#### Task requirements:
Restate the complete material exactly.

[Source code of charts]
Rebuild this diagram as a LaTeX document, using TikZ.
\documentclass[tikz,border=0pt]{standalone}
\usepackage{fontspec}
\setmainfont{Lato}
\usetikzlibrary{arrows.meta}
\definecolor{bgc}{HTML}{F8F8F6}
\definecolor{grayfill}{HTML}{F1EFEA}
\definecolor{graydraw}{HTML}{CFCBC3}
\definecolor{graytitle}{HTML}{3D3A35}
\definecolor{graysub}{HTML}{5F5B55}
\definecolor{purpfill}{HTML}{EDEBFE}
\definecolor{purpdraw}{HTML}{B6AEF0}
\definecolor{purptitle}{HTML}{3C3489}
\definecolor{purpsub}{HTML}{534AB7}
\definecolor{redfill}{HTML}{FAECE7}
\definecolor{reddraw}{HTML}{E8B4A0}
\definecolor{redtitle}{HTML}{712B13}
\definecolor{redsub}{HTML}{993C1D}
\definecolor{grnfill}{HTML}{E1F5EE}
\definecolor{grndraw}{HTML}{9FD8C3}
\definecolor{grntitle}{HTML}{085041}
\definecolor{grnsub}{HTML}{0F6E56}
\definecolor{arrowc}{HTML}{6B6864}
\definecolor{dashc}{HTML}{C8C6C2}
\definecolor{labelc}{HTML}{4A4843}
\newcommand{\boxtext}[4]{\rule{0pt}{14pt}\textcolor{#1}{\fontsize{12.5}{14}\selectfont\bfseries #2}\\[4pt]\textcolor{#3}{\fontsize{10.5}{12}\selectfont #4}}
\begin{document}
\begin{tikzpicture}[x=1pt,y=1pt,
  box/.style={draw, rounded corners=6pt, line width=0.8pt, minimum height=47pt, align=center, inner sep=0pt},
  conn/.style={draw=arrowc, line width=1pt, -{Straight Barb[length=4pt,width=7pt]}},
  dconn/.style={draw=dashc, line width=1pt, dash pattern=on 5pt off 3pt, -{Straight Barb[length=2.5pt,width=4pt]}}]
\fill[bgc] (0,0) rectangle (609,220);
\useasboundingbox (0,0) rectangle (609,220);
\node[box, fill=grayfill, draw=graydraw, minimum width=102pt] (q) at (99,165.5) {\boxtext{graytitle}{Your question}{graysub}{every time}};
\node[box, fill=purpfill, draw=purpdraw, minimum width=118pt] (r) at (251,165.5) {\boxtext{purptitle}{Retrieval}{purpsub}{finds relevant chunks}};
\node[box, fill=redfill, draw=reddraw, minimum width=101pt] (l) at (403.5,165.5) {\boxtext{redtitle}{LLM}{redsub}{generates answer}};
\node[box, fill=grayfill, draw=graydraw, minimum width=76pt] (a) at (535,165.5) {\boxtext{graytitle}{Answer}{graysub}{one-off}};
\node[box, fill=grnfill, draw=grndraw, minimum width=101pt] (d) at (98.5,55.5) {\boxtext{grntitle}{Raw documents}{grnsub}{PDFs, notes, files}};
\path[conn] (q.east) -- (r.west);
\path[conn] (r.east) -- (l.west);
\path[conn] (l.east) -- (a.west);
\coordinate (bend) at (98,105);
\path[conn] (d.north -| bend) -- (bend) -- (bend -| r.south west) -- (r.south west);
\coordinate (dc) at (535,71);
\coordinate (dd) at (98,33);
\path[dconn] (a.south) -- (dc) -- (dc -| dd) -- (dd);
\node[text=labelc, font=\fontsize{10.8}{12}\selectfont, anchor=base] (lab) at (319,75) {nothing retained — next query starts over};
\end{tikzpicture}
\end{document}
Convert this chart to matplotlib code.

#### Written answer:
Rebuild this diagram as a LaTeX document, using TikZ.
\documentclass[tikz,border=0pt]{standalone}
\usepackage{fontspec}
\setmainfont{Lato}
\usetikzlibrary{arrows.meta}
\definecolor{bgc}{HTML}{F8F8F6}
\definecolor{grayfill}{HTML}{F1EFEA}
\definecolor{graydraw}{HTML}{CFCBC3}
\definecolor{graytitle}{HTML}{3D3A35}
\definecolor{graysub}{HTML}{5F5B55}
\definecolor{purpfill}{HTML}{EDEBFE}
\definecolor{purpdraw}{HTML}{B6AEF0}
\definecolor{purptitle}{HTML}{3C3489}
\definecolor{purpsub}{HTML}{534AB7}
\definecolor{redfill}{HTML}{FAECE7}
\definecolor{reddraw}{HTML}{E8B4A0}
\definecolor{redtitle}{HTML}{712B13}
\definecolor{redsub}{HTML}{993C1D}
\definecolor{grnfill}{HTML}{E1F5EE}
\definecolor{grndraw}{HTML}{9FD8C3}
\definecolor{grntitle}{HTML}{085041}
\definecolor{grnsub}{HTML}{0F6E56}
\definecolor{arrowc}{HTML}{6B6864}
\definecolor{dashc}{HTML}{C8C6C2}
\definecolor{labelc}{HTML}{4A4843}
\newcommand{\boxtext}[4]{\rule{0pt}{14pt}\textcolor{#1}{\fontsize{12.5}{14}\selectfont\bfseries #2}\\[4pt]\textcolor{#3}{\fontsize{10.5}{12}\selectfont #4}}
\begin{document}
\begin{tikzpicture}[x=1pt,y=1pt,
  box/.style={draw, rounded corners=6pt, line width=0.8pt, minimum height=47pt, align=center, inner sep=0pt},
  conn/.style={draw=arrowc, line width=1pt, -{Straight Barb[length=4pt,width=7pt]}},
  dconn/.style={draw=dashc, line width=1pt, dash pattern=on 5pt off 3pt, -{Straight Barb[length=2.5pt,width=4pt]}}]
\fill[bgc] (0,0) rectangle (609,220);
\useasboundingbox (0,0) rectangle (609,220);
\node[box, fill=grayfill, draw=graydraw, minimum width=102pt] (q) at (99,165.5) {\boxtext{graytitle}{Your question}{graysub}{every time}};
\node[box, fill=purpfill, draw=purpdraw, minimum width=118pt] (r) at (251,165.5) {\boxtext{purptitle}{Retrieval}{purpsub}{finds relevant chunks}};
\node[box, fill=redfill, draw=reddraw, minimum width=101pt] (l) at (403.5,165.5) {\boxtext{redtitle}{LLM}{redsub}{generates answer}};
\node[box, fill=grayfill, draw=graydraw, minimum width=76pt] (a) at (535,165.5) {\boxtext{graytitle}{Answer}{graysub}{one-off}};
\node[box, fill=grnfill, draw=grndraw, minimum width=101pt] (d) at (98.5,55.5) {\boxtext{grntitle}{Raw documents}{grnsub}{PDFs, notes, files}};
\path[conn] (q.east) -- (r.west);
\path[conn] (r.east) -- (l.west);
\path[conn] (l.east) -- (a.west);
\coordinate (bend) at (98,105);
\path[conn] (d.north -| bend) -- (bend) -- (bend -| r.south west) -- (r.south west);
\coordinate (dc) at (535,71);
\coordinate (dd) at (98,33);
\path[dconn] (a.south) -- (dc) -- (dc -| dd) -- (dd);
\node[text=labelc, font=\fontsize{10.8}{12}\selectfont, anchor=base] (lab) at (319,75) {nothing retained — next query starts over};
\end{tikzpicture}
\end{document}
Convert this chart to matplotlib code.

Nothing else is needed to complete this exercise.